Akribisch rekonstruiert Sands Ottos Flucht, die diesen zunächst für mehrere Jahre in die Berge führt und dann nach Rom in den Vatikan. Obwohl sich Charlotte mittlerweile um sechs Kinder kümmern muss, bleibt sie mit ihrem Mann über kodierte Briefe und geheime Treffen in Verbindung und macht sein Untertauchen erst möglich, weil sie ihn mit Kleidung und Lebensmitteln versorgt.

Im letzten Teil des Buches wird aus dem historischen Memoir dann beinahe ein klassischer Spionagethriller, ein Stilbruch in der Erzählweise, der angesichts des Themas doch ein wenig befremdlich wirkt. Die mysteriösen Umstände vom Ottos Tod lassen den Sohn vermuten, dass sein Vater möglicherweise vergiftet wurde. Sands stellt weitreichende Nachforschungen an und deckt auf, wie sich im Rom der Nachkriegszeit amerikanische und sowjetische Spione, darunter auch Doppelagenten, gegenseitig bespitzelten und abzuwerben versuchten.

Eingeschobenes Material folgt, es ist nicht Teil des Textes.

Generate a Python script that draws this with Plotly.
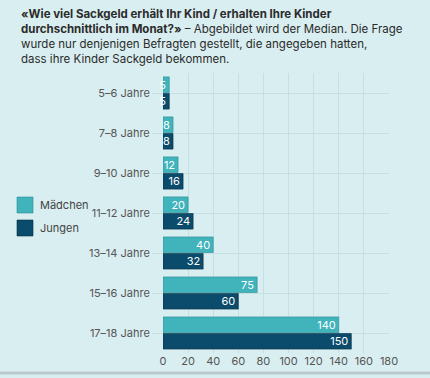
import plotly.graph_objects as go

categories = ["5–6 Jahre", "7–8 Jahre", "9–10 Jahre", "11–12 Jahre", "13–14 Jahre", "15–16 Jahre", "17–18 Jahre"]
maedchen = [5, 8, 12, 20, 40, 75, 140]
jungen = [5, 8, 16, 24, 32, 60, 150]
x_ticks = [0, 20, 40, 60, 80, 100, 120, 140, 160, 180]
series_names = ["Mädchen", "Jungen"]

C_M = "#40b3bb"
C_J = "#0b4b6b"
BG = "#d9eef0"
FONT = "Inter, Noto Sans, sans-serif"

L, R, T, B = 163, 41, 73, 25
PW, PH = 430 - L - R, 378 - T - B


def px_x(p):
    return (p - L) / PW


def px_y(p):
    return 1 - (p - T) / PH


fig = go.Figure()
fig.add_trace(go.Bar(
    y=categories, x=maedchen, name=series_names[0], orientation="h",
    marker=dict(color=C_M, line=dict(color="#2a8f97", width=0.6)),
    text=[str(v) for v in maedchen], textposition="inside", insidetextanchor="end",
    textfont=dict(color="white", size=11, family=FONT), textangle=0,
    constraintext="none", cliponaxis=False,
))
fig.add_trace(go.Bar(
    y=categories, x=jungen, name=series_names[1], orientation="h",
    marker=dict(color=C_J, line=dict(color="#062f45", width=0.6)),
    text=[str(v) for v in jungen], textposition="inside", insidetextanchor="end",
    textfont=dict(color="white", size=11, family=FONT), textangle=0,
    constraintext="none", cliponaxis=False,
))

title_text = ("<b>«Wie viel Sackgeld erhält Ihr Kind / erhalten Ihre Kinder<br>"
              "durchschnittlich im Monat?»</b> – Abgebildet wird der Median. Die Frage<br>"
              "wurde nur denjenigen Befragten gestellt, die angegeben hatten,<br>"
              "dass ihre Kinder Sackgeld bekommen.")

fig.add_annotation(
    text=title_text, xref="paper", yref="paper", x=px_x(19), y=px_y(5),
    xanchor="left", yanchor="top", align="left", showarrow=False,
    font=dict(family=FONT, size=11.5, color="#2b2b2b"),
)

# legend (manual)
for i, (name, col, lc) in enumerate([(series_names[0], C_M, "#2a8f97"), (series_names[1], C_J, "#062f45")]):
    y0 = 197 + i * 23
    fig.add_shape(type="rect", xref="paper", yref="paper",
                  x0=px_x(17), x1=px_x(33), y0=px_y(y0), y1=px_y(y0 + 16),
                  fillcolor=col, line=dict(color=lc, width=0.6))
    fig.add_annotation(text=name, xref="paper", yref="paper", x=px_x(38), y=px_y(y0 + 8),
                       xanchor="left", yanchor="middle", showarrow=False,
                       font=dict(family=FONT, size=11, color="#444"))

fig.update_layout(
    width=430, height=378,
    margin=dict(l=L, r=R, t=T, b=B, autoexpand=False),
    paper_bgcolor=BG, plot_bgcolor=BG,
    barmode="group", bargap=0.17, bargroupgap=0.06,
    showlegend=False,
    uniformtext=dict(minsize=8, mode="show"),
    font=dict(family=FONT, color="#555"),
)
fig.update_xaxes(
    range=[0, 180], tickvals=x_ticks, showgrid=True, gridcolor="#c6dfe2", gridwidth=1,
    zeroline=False, showline=False, tickfont=dict(size=11, color="#555", family=FONT),
    ticks="", ticklabelstandoff=0,
)
fig.update_yaxes(
    autorange="reversed", showgrid=True, gridcolor="#c6dfe2", gridwidth=1,
    ticks="outside", ticklen=10, tickcolor="#c6dfe2", showline=False,
    tickfont=dict(size=11, color="#555", family=FONT),
)
fig.add_shape(type="line", xref="paper", yref="paper", x0=-1, x1=2, y0=px_y(373), y1=px_y(373),
              line=dict(color="#b8c8cc", width=3))

fig.write_html("out.html", config={"displayModeBar": False},
               post_script="document.body.style.margin='0';document.body.style.background='%s';" % BG)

Philippe Sand zieht schließlich gar seinen Bekannten David Cornwell, alias John le Carré, zu Rate, um das Rätsel, das vor ihm liegt, aufzuklären. Er beleuchtet auch die zweifelhafte Rolle des Vatikans und besonders des Bischofs Alois Hudal, der als amerikanischer Agent fungiert und unter anderem dem berüchtigten SS-Lagerarzt von Auschwitz, Josef Mengele, zur Flucht verhilft. Während Otto Wächter versucht, unentdeckt zu bleiben, ist seine Anwesenheit in Rom längst bekannt. Die Amerikaner werben ganz bewusst ehemalige Nazis an, um sie für ihre Zwecke einzusetzen, wobei Otto an der Zusammenarbeit mit dem ehemaligen Feind kein Interesse zeigt. Aber ist dies Grund genug ihn umzubringen?

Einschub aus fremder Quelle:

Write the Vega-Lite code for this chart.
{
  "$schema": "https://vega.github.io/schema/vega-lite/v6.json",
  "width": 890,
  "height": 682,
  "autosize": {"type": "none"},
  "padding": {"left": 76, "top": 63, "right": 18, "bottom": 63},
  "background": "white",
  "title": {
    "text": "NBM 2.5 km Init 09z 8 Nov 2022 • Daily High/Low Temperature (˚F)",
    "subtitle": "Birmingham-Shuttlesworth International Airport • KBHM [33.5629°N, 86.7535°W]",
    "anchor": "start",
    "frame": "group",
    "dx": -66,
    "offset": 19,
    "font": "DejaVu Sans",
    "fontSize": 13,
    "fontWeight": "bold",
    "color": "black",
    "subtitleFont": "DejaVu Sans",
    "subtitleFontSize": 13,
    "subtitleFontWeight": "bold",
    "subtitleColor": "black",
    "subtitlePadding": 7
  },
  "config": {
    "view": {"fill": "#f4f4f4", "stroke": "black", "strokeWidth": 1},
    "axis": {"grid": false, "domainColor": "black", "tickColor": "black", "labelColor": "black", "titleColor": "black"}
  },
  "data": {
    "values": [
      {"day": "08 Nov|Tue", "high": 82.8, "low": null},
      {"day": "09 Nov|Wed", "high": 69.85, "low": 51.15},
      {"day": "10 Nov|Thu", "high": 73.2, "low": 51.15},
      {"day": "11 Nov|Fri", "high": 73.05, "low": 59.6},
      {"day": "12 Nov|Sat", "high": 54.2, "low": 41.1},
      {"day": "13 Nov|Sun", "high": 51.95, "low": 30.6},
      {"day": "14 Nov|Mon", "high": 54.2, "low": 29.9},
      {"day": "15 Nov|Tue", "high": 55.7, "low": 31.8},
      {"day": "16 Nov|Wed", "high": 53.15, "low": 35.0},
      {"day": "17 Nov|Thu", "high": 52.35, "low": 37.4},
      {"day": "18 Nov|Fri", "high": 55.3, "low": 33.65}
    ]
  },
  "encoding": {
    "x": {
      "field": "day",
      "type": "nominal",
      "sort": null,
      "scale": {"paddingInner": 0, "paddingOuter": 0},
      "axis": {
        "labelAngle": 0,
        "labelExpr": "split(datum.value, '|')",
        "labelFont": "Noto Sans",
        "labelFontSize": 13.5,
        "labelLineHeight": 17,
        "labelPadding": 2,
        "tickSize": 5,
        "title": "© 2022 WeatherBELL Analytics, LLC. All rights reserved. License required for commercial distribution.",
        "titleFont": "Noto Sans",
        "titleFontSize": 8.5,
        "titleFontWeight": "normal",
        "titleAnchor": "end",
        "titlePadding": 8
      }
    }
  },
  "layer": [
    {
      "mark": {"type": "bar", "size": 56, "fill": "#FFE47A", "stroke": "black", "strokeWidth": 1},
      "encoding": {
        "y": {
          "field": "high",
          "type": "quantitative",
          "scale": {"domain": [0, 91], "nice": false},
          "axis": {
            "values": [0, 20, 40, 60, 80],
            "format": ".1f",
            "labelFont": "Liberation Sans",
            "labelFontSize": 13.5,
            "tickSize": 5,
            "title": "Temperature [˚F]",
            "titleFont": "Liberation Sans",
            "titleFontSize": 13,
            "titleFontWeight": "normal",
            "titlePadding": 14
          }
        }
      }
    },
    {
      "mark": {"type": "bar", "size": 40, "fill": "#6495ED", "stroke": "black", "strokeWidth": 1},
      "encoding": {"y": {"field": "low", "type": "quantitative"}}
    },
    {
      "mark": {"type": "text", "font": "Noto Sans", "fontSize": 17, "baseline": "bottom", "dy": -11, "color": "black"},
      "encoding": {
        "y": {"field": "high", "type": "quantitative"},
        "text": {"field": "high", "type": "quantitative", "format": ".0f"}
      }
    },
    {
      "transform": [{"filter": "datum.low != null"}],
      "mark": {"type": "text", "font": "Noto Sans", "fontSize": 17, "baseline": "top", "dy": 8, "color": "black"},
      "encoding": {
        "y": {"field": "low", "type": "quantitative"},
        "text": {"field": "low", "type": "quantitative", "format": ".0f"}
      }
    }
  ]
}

Obwohl Sands Recherchen verblüffende historische Verwicklungen zutage fördern, ändern die Fakten, die er aufdeckt, wenig an der Haltung jener, die er damit konfrontiert. Immer wieder trifft er bei seinen Recherchen auf Menschen, die die Zeit des Nationalsozialismus weiterhin verherrlichen oder zumindest verharmlosen. Am Ende ist das Rätsel um Otto Wächters Tod gelöst, Sands beantwortet jedoch nicht die Frage, wie die Aufarbeitung dieser Zeit gelingen kann. Horst Wächter bleibt trotz erdrückender Beweise bei der Überzeugung, sein Vater sei nur deshalb Teil eines „verbrecherischen Systems” gewesen, um dieses von innen zu verändern. Seiner Mutter war er sogar so treu ergeben, dass er sich ihretwegen scheiden ließ und erst zu seiner Frau zurückkehrte, nachdem Charlotte gestorben war.

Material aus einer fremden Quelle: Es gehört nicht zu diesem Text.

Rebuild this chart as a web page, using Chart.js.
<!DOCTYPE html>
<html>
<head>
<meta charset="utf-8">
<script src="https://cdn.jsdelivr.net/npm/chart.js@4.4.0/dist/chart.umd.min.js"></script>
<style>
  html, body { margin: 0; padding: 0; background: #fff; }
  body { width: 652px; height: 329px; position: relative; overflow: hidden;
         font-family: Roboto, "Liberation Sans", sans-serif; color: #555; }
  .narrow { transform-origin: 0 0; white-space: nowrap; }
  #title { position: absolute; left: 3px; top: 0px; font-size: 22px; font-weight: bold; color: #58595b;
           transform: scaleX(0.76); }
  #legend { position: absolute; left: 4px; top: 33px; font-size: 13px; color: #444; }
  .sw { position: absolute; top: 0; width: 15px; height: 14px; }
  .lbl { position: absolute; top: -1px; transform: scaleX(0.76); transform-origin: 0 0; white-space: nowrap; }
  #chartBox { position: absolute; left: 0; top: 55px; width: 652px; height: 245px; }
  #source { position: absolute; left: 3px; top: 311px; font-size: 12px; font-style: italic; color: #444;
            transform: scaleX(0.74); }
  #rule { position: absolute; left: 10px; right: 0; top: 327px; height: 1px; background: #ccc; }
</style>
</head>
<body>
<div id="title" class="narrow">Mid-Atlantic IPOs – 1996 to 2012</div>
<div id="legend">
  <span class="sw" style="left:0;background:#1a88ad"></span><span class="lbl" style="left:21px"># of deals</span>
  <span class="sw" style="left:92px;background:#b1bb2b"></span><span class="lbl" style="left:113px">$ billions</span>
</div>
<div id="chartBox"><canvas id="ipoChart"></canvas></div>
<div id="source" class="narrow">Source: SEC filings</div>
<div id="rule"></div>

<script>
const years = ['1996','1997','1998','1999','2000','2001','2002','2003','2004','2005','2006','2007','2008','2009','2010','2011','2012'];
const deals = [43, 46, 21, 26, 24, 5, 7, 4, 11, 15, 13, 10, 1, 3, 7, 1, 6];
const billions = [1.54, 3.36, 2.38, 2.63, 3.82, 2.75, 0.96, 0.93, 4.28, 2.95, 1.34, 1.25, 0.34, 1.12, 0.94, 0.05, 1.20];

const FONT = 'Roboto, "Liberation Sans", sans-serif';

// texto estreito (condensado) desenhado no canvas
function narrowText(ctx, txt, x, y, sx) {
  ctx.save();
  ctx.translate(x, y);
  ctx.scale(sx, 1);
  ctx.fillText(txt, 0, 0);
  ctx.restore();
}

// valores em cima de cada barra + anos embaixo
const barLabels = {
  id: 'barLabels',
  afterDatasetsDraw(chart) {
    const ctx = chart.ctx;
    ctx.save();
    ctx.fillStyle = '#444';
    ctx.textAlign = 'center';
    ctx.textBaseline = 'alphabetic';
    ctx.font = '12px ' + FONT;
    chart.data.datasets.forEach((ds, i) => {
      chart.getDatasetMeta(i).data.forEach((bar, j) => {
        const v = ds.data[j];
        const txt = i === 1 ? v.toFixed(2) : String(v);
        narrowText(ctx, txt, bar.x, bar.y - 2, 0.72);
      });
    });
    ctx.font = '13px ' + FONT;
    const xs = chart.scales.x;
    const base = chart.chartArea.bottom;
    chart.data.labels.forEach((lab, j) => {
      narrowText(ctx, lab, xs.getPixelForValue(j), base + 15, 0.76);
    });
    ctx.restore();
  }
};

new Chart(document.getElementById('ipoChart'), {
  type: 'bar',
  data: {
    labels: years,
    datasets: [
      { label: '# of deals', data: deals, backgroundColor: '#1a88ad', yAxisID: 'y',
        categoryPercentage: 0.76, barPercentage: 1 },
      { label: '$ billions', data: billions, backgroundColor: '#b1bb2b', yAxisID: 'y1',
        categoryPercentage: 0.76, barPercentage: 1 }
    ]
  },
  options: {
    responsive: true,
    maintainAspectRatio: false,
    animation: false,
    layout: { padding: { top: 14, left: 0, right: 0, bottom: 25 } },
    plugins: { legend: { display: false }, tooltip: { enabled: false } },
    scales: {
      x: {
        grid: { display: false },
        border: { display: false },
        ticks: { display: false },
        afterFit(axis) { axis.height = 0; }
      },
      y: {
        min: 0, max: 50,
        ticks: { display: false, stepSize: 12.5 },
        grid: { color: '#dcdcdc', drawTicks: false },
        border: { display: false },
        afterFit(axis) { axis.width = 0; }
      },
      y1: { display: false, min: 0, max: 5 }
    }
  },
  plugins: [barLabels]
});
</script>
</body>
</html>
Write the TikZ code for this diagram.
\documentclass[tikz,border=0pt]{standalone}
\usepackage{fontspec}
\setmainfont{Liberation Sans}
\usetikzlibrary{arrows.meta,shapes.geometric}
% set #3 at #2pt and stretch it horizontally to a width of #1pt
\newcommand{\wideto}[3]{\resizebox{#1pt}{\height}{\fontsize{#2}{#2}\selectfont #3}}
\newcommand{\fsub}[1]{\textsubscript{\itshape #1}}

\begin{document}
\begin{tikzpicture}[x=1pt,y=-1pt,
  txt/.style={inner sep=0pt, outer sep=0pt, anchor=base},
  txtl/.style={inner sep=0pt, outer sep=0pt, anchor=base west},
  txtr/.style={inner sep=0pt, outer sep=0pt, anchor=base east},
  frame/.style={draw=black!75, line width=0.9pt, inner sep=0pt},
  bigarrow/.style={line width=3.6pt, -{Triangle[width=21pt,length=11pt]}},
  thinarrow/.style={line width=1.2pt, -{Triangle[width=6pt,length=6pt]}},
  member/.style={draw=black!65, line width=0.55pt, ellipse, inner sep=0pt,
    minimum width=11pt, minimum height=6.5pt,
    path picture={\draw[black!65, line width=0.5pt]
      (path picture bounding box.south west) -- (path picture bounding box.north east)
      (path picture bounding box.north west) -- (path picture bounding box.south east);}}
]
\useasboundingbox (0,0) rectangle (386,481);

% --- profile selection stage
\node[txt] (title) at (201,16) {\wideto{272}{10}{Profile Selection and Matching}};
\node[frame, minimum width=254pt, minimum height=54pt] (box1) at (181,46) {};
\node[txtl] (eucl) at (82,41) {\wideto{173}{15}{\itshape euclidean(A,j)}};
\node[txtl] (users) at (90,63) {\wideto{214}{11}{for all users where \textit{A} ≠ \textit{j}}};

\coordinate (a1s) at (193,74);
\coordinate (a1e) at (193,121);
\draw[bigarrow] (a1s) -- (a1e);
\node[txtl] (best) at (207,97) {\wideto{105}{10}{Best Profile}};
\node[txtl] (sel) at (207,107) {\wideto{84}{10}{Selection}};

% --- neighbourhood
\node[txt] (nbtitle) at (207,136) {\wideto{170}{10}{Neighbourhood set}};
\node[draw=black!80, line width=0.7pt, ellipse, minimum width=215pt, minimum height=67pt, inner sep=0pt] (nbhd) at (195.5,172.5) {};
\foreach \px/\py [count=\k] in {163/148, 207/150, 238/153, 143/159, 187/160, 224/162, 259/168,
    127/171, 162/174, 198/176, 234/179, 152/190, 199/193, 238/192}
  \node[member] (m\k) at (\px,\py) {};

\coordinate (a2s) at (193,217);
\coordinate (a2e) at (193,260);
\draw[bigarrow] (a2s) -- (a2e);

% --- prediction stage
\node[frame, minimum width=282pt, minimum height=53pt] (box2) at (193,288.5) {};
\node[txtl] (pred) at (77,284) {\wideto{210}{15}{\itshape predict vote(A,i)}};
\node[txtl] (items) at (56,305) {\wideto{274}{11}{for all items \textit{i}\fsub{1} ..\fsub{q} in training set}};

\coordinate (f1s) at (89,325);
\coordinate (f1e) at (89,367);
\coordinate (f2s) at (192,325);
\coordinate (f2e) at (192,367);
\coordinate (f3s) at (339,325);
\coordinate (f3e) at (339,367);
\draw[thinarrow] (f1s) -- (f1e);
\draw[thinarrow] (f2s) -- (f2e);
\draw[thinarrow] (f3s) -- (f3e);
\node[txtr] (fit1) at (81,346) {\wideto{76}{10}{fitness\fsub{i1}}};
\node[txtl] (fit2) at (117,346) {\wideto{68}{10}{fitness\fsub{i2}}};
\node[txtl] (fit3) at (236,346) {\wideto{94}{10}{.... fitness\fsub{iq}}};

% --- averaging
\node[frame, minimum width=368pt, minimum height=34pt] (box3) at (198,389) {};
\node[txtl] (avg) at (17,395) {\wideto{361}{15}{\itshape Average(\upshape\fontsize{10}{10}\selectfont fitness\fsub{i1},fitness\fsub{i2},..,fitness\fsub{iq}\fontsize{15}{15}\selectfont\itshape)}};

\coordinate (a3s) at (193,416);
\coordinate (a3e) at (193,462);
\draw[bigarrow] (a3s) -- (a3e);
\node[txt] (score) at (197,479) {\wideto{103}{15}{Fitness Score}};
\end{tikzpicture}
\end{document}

Seine Zusammenarbeit mit Sands führt für Horst nicht nur zum Bruch mit seinen Geschwistern, für die selbst dieses Maß an Aufarbeitung zu viel ist, sondern auch mit seiner Tochter Magdalena. Magdalena, deren Pate der jüdische Künstler Hundertwasser war, und die inzwischen zum Islam konvertiert ist, bringt für die apologetische Haltung ihres Vaters wenig Verständnis auf. „Mein Großvater war ein Massenmörder” postet sie auf ihrem Social-Media-Account. Von allen 23 Enkelkindern des Ehepaares Wächter ist sie die Einzige, die sich Sands gegenüber bereit erklärte, offen über ihre Großeltern und deren Vergangenheit zu reden.

Philippe Sands: Die Rattenlinie – ein Nazi auf der Flucht. Ins Deutsche übersetzt von Thomas Bertram. S. Fischer Verlag, 544 Seiten.